Given request:
Leave the pictures out and print every record below exactly as it stands.

------------------------------------

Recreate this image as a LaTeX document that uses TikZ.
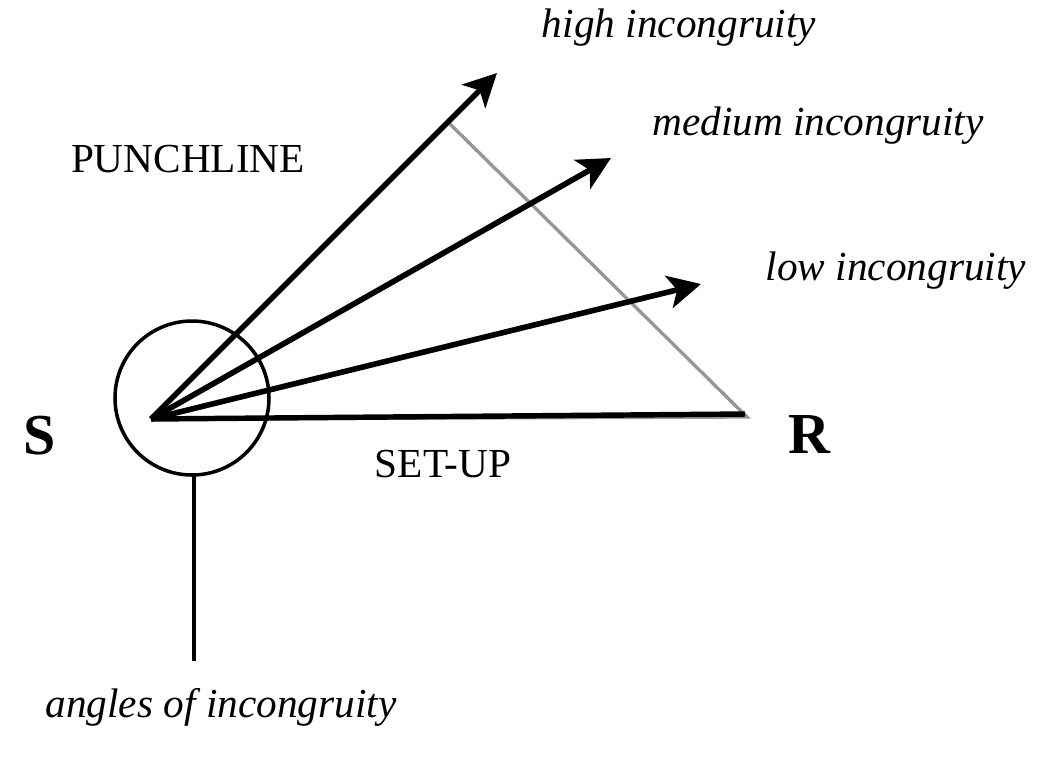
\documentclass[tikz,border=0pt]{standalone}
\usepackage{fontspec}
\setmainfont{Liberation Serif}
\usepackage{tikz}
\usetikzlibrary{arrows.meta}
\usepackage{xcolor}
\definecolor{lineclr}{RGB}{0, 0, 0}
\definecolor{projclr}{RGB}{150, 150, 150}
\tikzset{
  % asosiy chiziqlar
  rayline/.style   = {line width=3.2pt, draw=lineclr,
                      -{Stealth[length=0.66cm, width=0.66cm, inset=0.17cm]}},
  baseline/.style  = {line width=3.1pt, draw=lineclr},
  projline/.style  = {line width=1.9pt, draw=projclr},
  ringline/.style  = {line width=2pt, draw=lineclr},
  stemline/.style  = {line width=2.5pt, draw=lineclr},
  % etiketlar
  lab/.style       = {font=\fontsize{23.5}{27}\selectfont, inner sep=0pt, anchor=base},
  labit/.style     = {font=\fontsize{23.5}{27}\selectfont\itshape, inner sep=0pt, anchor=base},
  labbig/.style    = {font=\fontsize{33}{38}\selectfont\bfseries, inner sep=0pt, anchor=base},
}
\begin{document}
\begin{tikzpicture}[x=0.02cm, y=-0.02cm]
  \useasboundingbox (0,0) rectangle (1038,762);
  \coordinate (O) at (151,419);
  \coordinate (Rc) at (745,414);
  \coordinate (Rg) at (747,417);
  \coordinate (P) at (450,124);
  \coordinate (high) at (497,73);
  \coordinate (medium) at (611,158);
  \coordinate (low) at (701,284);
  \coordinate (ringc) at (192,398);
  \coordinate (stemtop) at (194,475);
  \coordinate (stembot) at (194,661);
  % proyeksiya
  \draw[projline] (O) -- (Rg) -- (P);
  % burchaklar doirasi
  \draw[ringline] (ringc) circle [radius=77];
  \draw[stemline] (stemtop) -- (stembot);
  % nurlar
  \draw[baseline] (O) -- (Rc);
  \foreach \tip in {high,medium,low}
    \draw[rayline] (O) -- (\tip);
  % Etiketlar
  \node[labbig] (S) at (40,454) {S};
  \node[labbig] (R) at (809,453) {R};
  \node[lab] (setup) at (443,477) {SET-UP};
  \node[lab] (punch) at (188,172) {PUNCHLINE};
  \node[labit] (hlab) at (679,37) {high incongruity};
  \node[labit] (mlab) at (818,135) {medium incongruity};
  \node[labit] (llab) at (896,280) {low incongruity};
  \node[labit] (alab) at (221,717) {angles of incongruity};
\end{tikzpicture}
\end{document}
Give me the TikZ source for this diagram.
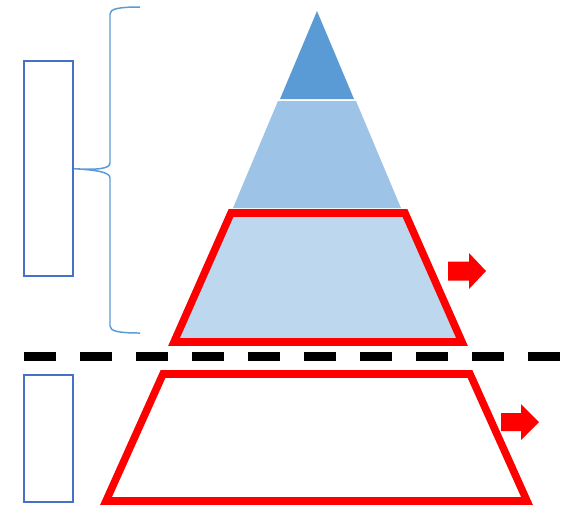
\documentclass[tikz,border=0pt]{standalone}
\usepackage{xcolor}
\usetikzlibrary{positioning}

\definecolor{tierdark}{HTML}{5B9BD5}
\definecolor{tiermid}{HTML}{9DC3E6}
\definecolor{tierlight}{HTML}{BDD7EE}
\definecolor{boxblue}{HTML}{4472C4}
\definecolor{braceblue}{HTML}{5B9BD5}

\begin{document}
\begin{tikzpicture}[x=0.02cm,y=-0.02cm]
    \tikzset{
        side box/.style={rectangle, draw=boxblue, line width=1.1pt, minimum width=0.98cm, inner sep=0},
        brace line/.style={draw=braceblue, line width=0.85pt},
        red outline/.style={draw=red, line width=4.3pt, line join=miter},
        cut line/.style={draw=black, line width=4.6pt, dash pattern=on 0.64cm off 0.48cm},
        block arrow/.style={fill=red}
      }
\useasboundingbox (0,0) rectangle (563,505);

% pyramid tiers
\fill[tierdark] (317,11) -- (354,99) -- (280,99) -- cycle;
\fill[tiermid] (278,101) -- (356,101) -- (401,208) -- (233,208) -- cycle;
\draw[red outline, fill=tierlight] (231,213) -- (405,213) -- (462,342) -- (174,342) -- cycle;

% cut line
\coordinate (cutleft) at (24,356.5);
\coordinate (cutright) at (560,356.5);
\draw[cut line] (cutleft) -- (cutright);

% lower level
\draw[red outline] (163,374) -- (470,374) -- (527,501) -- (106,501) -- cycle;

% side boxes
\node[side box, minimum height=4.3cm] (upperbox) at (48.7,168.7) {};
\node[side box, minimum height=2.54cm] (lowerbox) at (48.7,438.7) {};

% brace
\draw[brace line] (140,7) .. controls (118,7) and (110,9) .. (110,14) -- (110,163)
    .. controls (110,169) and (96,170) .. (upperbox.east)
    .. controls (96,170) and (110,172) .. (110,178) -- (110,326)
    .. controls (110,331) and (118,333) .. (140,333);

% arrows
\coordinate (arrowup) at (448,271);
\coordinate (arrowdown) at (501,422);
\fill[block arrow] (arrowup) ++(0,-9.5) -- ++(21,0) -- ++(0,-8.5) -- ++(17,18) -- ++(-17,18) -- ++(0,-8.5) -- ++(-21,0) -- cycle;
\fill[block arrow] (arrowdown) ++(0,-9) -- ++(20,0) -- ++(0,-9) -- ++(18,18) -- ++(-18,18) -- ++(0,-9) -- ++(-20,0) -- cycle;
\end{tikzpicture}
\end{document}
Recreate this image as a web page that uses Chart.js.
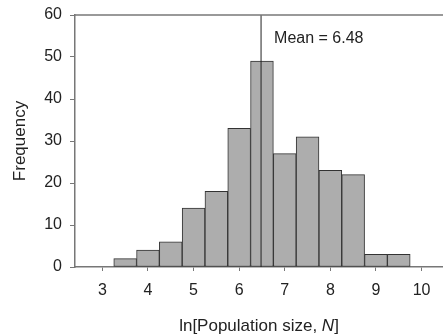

------------------------------------

Written solution:
Recreate this image as a LaTeX document that uses TikZ.
\documentclass[tikz,border=0pt]{standalone}
\usepackage{fontspec}
\setmainfont{Liberation Serif}
\usepackage{tikz}
\usetikzlibrary{arrows.meta}
\usepackage{xcolor}
\definecolor{lineclr}{RGB}{0, 0, 0}
\definecolor{projclr}{RGB}{150, 150, 150}
\tikzset{
  % asosiy chiziqlar
  rayline/.style   = {line width=3.2pt, draw=lineclr,
                      -{Stealth[length=0.66cm, width=0.66cm, inset=0.17cm]}},
  baseline/.style  = {line width=3.1pt, draw=lineclr},
  projline/.style  = {line width=1.9pt, draw=projclr},
  ringline/.style  = {line width=2pt, draw=lineclr},
  stemline/.style  = {line width=2.5pt, draw=lineclr},
  % etiketlar
  lab/.style       = {font=\fontsize{23.5}{27}\selectfont, inner sep=0pt, anchor=base},
  labit/.style     = {font=\fontsize{23.5}{27}\selectfont\itshape, inner sep=0pt, anchor=base},
  labbig/.style    = {font=\fontsize{33}{38}\selectfont\bfseries, inner sep=0pt, anchor=base},
}
\begin{document}
\begin{tikzpicture}[x=0.02cm, y=-0.02cm]
  \useasboundingbox (0,0) rectangle (1038,762);
  \coordinate (O) at (151,419);
  \coordinate (Rc) at (745,414);
  \coordinate (Rg) at (747,417);
  \coordinate (P) at (450,124);
  \coordinate (high) at (497,73);
  \coordinate (medium) at (611,158);
  \coordinate (low) at (701,284);
  \coordinate (ringc) at (192,398);
  \coordinate (stemtop) at (194,475);
  \coordinate (stembot) at (194,661);
  % proyeksiya
  \draw[projline] (O) -- (Rg) -- (P);
  % burchaklar doirasi
  \draw[ringline] (ringc) circle [radius=77];
  \draw[stemline] (stemtop) -- (stembot);
  % nurlar
  \draw[baseline] (O) -- (Rc);
  \foreach \tip in {high,medium,low}
    \draw[rayline] (O) -- (\tip);
  % Etiketlar
  \node[labbig] (S) at (40,454) {S};
  \node[labbig] (R) at (809,453) {R};
  \node[lab] (setup) at (443,477) {SET-UP};
  \node[lab] (punch) at (188,172) {PUNCHLINE};
  \node[labit] (hlab) at (679,37) {high incongruity};
  \node[labit] (mlab) at (818,135) {medium incongruity};
  \node[labit] (llab) at (896,280) {low incongruity};
  \node[labit] (alab) at (221,717) {angles of incongruity};
\end{tikzpicture}
\end{document}
Give me the TikZ source for this diagram.
\documentclass[tikz,border=0pt]{standalone}
\usepackage{xcolor}
\usetikzlibrary{positioning}

\definecolor{tierdark}{HTML}{5B9BD5}
\definecolor{tiermid}{HTML}{9DC3E6}
\definecolor{tierlight}{HTML}{BDD7EE}
\definecolor{boxblue}{HTML}{4472C4}
\definecolor{braceblue}{HTML}{5B9BD5}

\begin{document}
\begin{tikzpicture}[x=0.02cm,y=-0.02cm]
    \tikzset{
        side box/.style={rectangle, draw=boxblue, line width=1.1pt, minimum width=0.98cm, inner sep=0},
        brace line/.style={draw=braceblue, line width=0.85pt},
        red outline/.style={draw=red, line width=4.3pt, line join=miter},
        cut line/.style={draw=black, line width=4.6pt, dash pattern=on 0.64cm off 0.48cm},
        block arrow/.style={fill=red}
      }
\useasboundingbox (0,0) rectangle (563,505);

% pyramid tiers
\fill[tierdark] (317,11) -- (354,99) -- (280,99) -- cycle;
\fill[tiermid] (278,101) -- (356,101) -- (401,208) -- (233,208) -- cycle;
\draw[red outline, fill=tierlight] (231,213) -- (405,213) -- (462,342) -- (174,342) -- cycle;

% cut line
\coordinate (cutleft) at (24,356.5);
\coordinate (cutright) at (560,356.5);
\draw[cut line] (cutleft) -- (cutright);

% lower level
\draw[red outline] (163,374) -- (470,374) -- (527,501) -- (106,501) -- cycle;

% side boxes
\node[side box, minimum height=4.3cm] (upperbox) at (48.7,168.7) {};
\node[side box, minimum height=2.54cm] (lowerbox) at (48.7,438.7) {};

% brace
\draw[brace line] (140,7) .. controls (118,7) and (110,9) .. (110,14) -- (110,163)
    .. controls (110,169) and (96,170) .. (upperbox.east)
    .. controls (96,170) and (110,172) .. (110,178) -- (110,326)
    .. controls (110,331) and (118,333) .. (140,333);

% arrows
\coordinate (arrowup) at (448,271);
\coordinate (arrowdown) at (501,422);
\fill[block arrow] (arrowup) ++(0,-9.5) -- ++(21,0) -- ++(0,-8.5) -- ++(17,18) -- ++(-17,18) -- ++(0,-8.5) -- ++(-21,0) -- cycle;
\fill[block arrow] (arrowdown) ++(0,-9) -- ++(20,0) -- ++(0,-9) -- ++(18,18) -- ++(-18,18) -- ++(0,-9) -- ++(-20,0) -- cycle;
\end{tikzpicture}
\end{document}
Recreate this image as a web page that uses Chart.js.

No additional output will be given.